24 May ¿Es la envidia un verdadero pecado?
Por Guillo Dorfles
Me he preguntado muchas veces si el hecho de desear los bienes y las prerrogativas de los demás puede ser considerado como un verdadero pecado: el pecado de envidia. Sin embargo, y es un triste deber constatarlo, sin el resorte de la envidia, y por lo tanto de la competitividad humana, dejarían de ocurrir muchas cosas positivas. Por lo tanto, también la envidia como emulación, como aspiración a sobresalir -en pocas palabras, la ambición- constituye uno de los mayores impulsos para sacudir al hombre de su apatía y su desinterés, y devolvernos un poco del entusiasmo faltante.
En lo personal, no creo haber sentido nunca envidia de quien retoza al sol sobre la cubierta de su yate ni de quien pasa a todos con su Porsche por la banquina de la ruta, ni el resto de bienes concupiscentes cuya falta nunca sufrí. En realidad, mi verdadera en¬vidia apunta a otros objetivos, que son sin embargo tan pecaminosos como aquellos dirigidos al hedonismo más banal. Ahí está: la verdadera envidia pecaminosa despierta ese “sentimiento de culpa” (Schuldgefühl) que desde que Adán codició la manzana, “con las consabidas consecuencias”, no cesa de perseguirnos, y debido al cual ni siquiera tenemos la satisfacción de “pecar en santa paz”. Y creo que no hay necesidad de repasar otras conocidas formas de la envidia, como por ejemplo la famosa Penisneid o “envidia del pene”, que según nos enseña Freud, sería una de las primeras frustraciones del sexo débil: envidia de lo que le falta. Una envidia que puede transformarse en complejo de castración, pero que positivamente también conduce al deseo de tener un hijo como equivalente del órgano faltante.

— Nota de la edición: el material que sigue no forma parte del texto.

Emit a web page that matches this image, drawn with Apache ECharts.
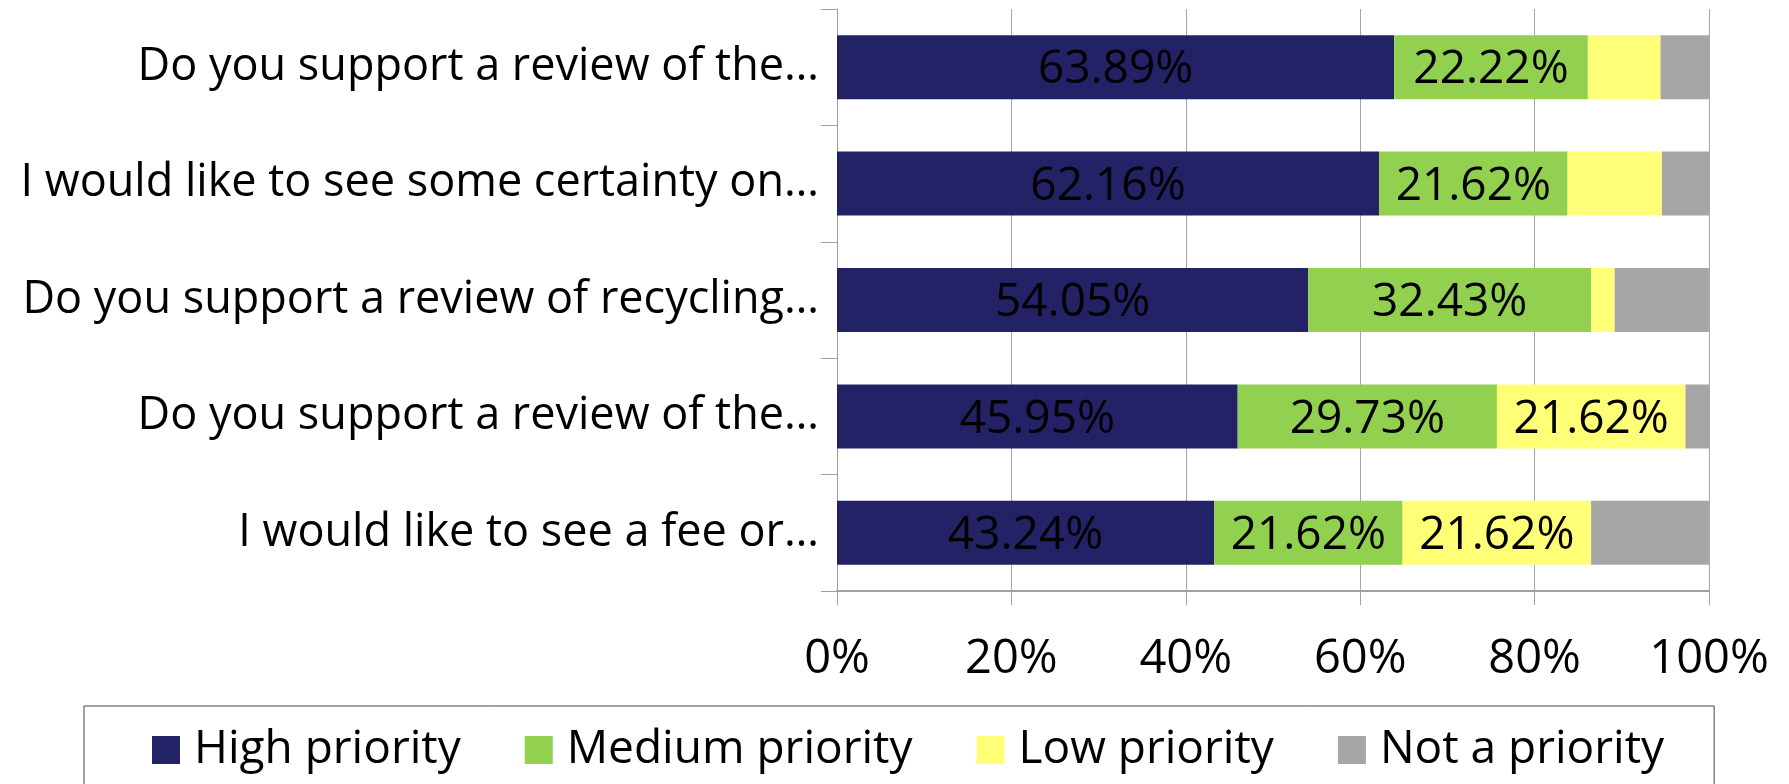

No es fácil decidir si la envidia es un pecado o más bien una virtud, cuando nos mueve a emular al prój imo y a equipararnos con quienes son objeto de nuestra envidia. Si se toma en cuenta todo, surge un dato incontestable y muchas veces soslayado de la ropa en general y de la moda en particular, y es que la envidia suele equivaler con el principio de equiparación e imitación. Así lo entendía el sociólogo alemán Georg Simmel, cuando escribió que el hombre
tiende siempre al Zusammenschluss (equiparación), y que sólo en un segundo momento tiende al Absonderung (diferenciación). ¿Qué intento decir? Que el hombre -y la mujer-, llevados desde que el mundo es mundo a querer “parecer” como su prójimo, envidian todo aquello que los otros poseen y aparentan; que esa envidia es uno de los grandes resortes de la moda; y que no bien se ha alcanzado la equiparación, ese impulso es reemplazado por su opuesto: el de la diferenciación, necesaria para que la verdadera superioridad se afirme y para que se manifieste la peculiaridad del propio modo de comportarse. Y es por esa razón, en la fase inicial de adecuación, que la envidia puede fomentar el conformismo. Conformismo de moda: por la prenda que se viste, la forma de hablar, de caminar, de comer, de saludar, de ser como los demás, de no ser considerados extranjeros, “diferentes”, objetivos que, ¡ay!, no bien alcanzados, nos avergüenzan amargamente, y buscamos por todos los medios salimos, incluso por envidia de quienes no forman parte de la manada, que no se visten como el resto, que pueden permitirse rechazar una invitación que todos aceptan.
En resumidas cuentas: no quedamos satisfechos hasta que logramos emular al prójimo, hasta que la envidia por lo que ese prójimo logra (por lo que tiene y por lo que no tiene) nos ha llevado hasta su mismo nivel y nos ha equiparado al punto de no inducirnos a la envidia. Tal vez por eso, por mi horror instintivo al conformismo, a la equiparación, es que al fin y al cabo creo poder jactarme de no haber sido nunca envidioso. No por otra cosa, sino porque si lo fuese o llegase a serlo, terminaría por ser, incluso yo, presa del peor de los conformismos. Es la moraleja de la fábula: sólo manteniéndose alejado de toda emulación, de todo intento de superar al prójimo, podremos decir que hemos alcanzado una autonomía no equiparable a la que nos arriesgamos a envidiar en los demás, y por lo tanto, tal vez también podremos decir que hemos combatido con éxito el grave pecado de la envidia.